Improving performance (Stochastic Path + Ipopt/Jump Optim on 32 cores/132RAM)

Hello! I’ve created a gist with some Julia code. Basically I generate a path of a stochastic process (size 1000 array) and use it to analytically estimate one of the parameters (via nonlinear optim on a max likelihood surface) and repeat it (both generation/estimation) 500 times for each combination of parameters. I’ve implemented some naive strategies to run it in parallel (32 cpus) and improve performance. I noticed that the memory allocation is high (a couple of TiBs). Could someone please suggest any modifications and/or general advice that could improve the performance?

I think parallelizing a single stochastic process is not useful, because the process is sequential. Is it possible to parallelize over the 500 replicates?

If you want to improve the performance, start with a single-threaded version and try to understand which function or which line of code is the slow one. Profiling helps in this, and I suggest using the profiler integrated with you IDE.

You can also try to observe the memory allocation of functions by using @time in suitable places.

It looks like the code has a lot of vector operations that will allocate something. In general it is better for performance to use loops instead of vector operations, unlike in matlab or R.

1 Like

Your gist is a little too large for casual performance imrovement, I would try to boil it down to something you can post in a comment - it will get a better response.

1 Like

Unfortunately the optimizer (Ipopt) always return an error (segmentation fault) whenever I try to parallelize it (even with just 2 threads). I’ll follow your advice and start with a single-threaded version. Thank you!

If you get segfaults with @threads, you might want to try Distributed instead.

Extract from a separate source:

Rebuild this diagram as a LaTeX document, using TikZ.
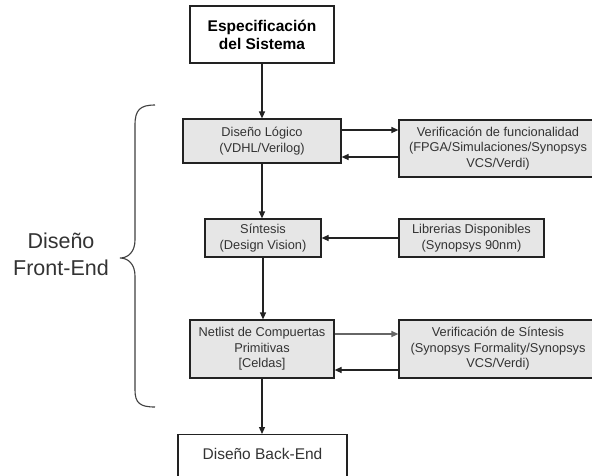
\documentclass[tikz,border=0pt]{standalone}
\usepackage{fontspec}
\setmainfont{Liberation Sans}
\usetikzlibrary{arrows.meta}
\definecolor{boxfill}{HTML}{E6E6E6}
\definecolor{linec}{HTML}{222222}
\definecolor{textc}{HTML}{333333}
\begin{document}
\begin{tikzpicture}[x=1pt,y=-1pt,
  box/.style={draw=linec,line width=1.2pt,fill=boxfill,rectangle,inner sep=0pt,align=center,text=textc,
    font=\fontsize{12.8}{15.5}\selectfont},
  wbox/.style={box,fill=white},
  conn/.style={draw=linec,line width=1.2pt,-{Triangle[length=7pt,width=6pt]}}]
\useasboundingbox (0,0) rectangle (592,475);
\fill[white] (0,0) rectangle (592,475);
\node[wbox,minimum width=144pt,minimum height=57pt,text=black,font=\fontsize{15.5}{18}\selectfont\bfseries] (esp) at (262,34.5) {Especificación\\del Sistema};
\node[box,minimum width=158pt,minimum height=44pt] (dl) at (262,141) {Diseño Lógico\\(VDHL/Verilog)};
\node[box,minimum width=198pt,minimum height=57pt] (vf) at (498,148.5) {Verificación de funcionalidad\\(FPGA/Simulaciones/Synopsys\\VCS/Verdi)};
\node[box,minimum width=116pt,minimum height=38pt] (sin) at (263,238) {Síntesis\\(Design Vision)};
\node[box,minimum width=145pt,minimum height=38pt] (lib) at (471.5,238) {Librerias Disponibles\\(Synopsys 90nm)};
\node[box,minimum width=144pt,minimum height=58pt] (net) at (262,349) {Netlist de Compuertas\\Primitivas\\{[}Celdas{]}};
\node[box,minimum width=198pt,minimum height=58pt] (vs) at (498,349) {Verificación de Síntesis\\(Synopsys Formality/Synopsys\\VCS/Verdi)};
\node[wbox,minimum width=169pt,minimum height=80pt,anchor=north] (be) at (262.5,434) {};
\node[text=textc,font=\fontsize{15.5}{18}\selectfont] (bet) at (262.5,454) {Diseño Back-End};
\node[text=textc,align=center,font=\fontsize{21.5}{27}\selectfont] (fe) at (61,254) {Diseño\\Front-End};
% connectors
\draw[conn] (esp.south -| dl.north) -- (dl.north);
\draw[conn] (dl.south) -- (dl.south |- sin.north);
\draw[conn] (sin.south) -- (sin.south |- net.north);
\draw[conn] (net.south) -- (net.south |- be.north);
\draw[conn] ([yshift=11pt]dl.east) -- ([yshift=11pt]dl.east -| vf.west);
\draw[conn] ([yshift=-16pt]dl.east -| vf.west) -- ([yshift=-16pt]dl.east);
\draw[conn] (lib.west |- sin.east) -- (sin.east);
\draw[conn,draw=black!60] ([yshift=15pt]net.east) -- ([yshift=15pt]net.east -| vs.west);
\draw[conn] ([yshift=-21pt]net.east -| vs.west) -- ([yshift=-21pt]net.east);
% brace
\coordinate (bt) at (155,105);
\coordinate (bm) at (120,258);
\coordinate (bb) at (155,407);
\draw[draw=black!75,line width=1.1pt] (bt) .. controls (140,105) and (135,110) .. (135,125)
  -- (135,240) .. controls (135,252) and (128,258) .. (bm)
  .. controls (128,258) and (135,264) .. (135,276)
  -- (135,390) .. controls (135,403) and (140,407) .. (bb);
\end{tikzpicture}
\end{document}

Could you file an issue at Ipopt.jl, with a reproducer for the segfault? It would be nice to figure out what the issue is.

-viral

1 Like

I’m not having much luck running this code. For example, if I comment out everything in the function run after the line df = hcat(...) and then call run(), I get an error that the two things being hcat-ed are not compatible in shape. It’s possible that some part of your code is not working in a more basic way but for some reason you’re just not getting the most helpful error information, but whatever’s going on is plausibly not really because of threading or Ipopt.

As has already been suggested, though, the gist is a little hard to read with a specific eye to parallelism issues. I only see two Threads.@threads annotations, and they both seem to me to be on loops that should be over 1000 elements. What would be more helpful for us to look at, and would probably result in a more efficient program execution, would be to write a compartmentalized function that does the simulation and estimation, and then just toss that into a ThreadsX.map or pmap or something and see in that case if the speedup isn’t as good as you expect.

EDIT: oh, geez, I didn’t see that you already opened an example with a different MWE on the Ipopt page. Whoops.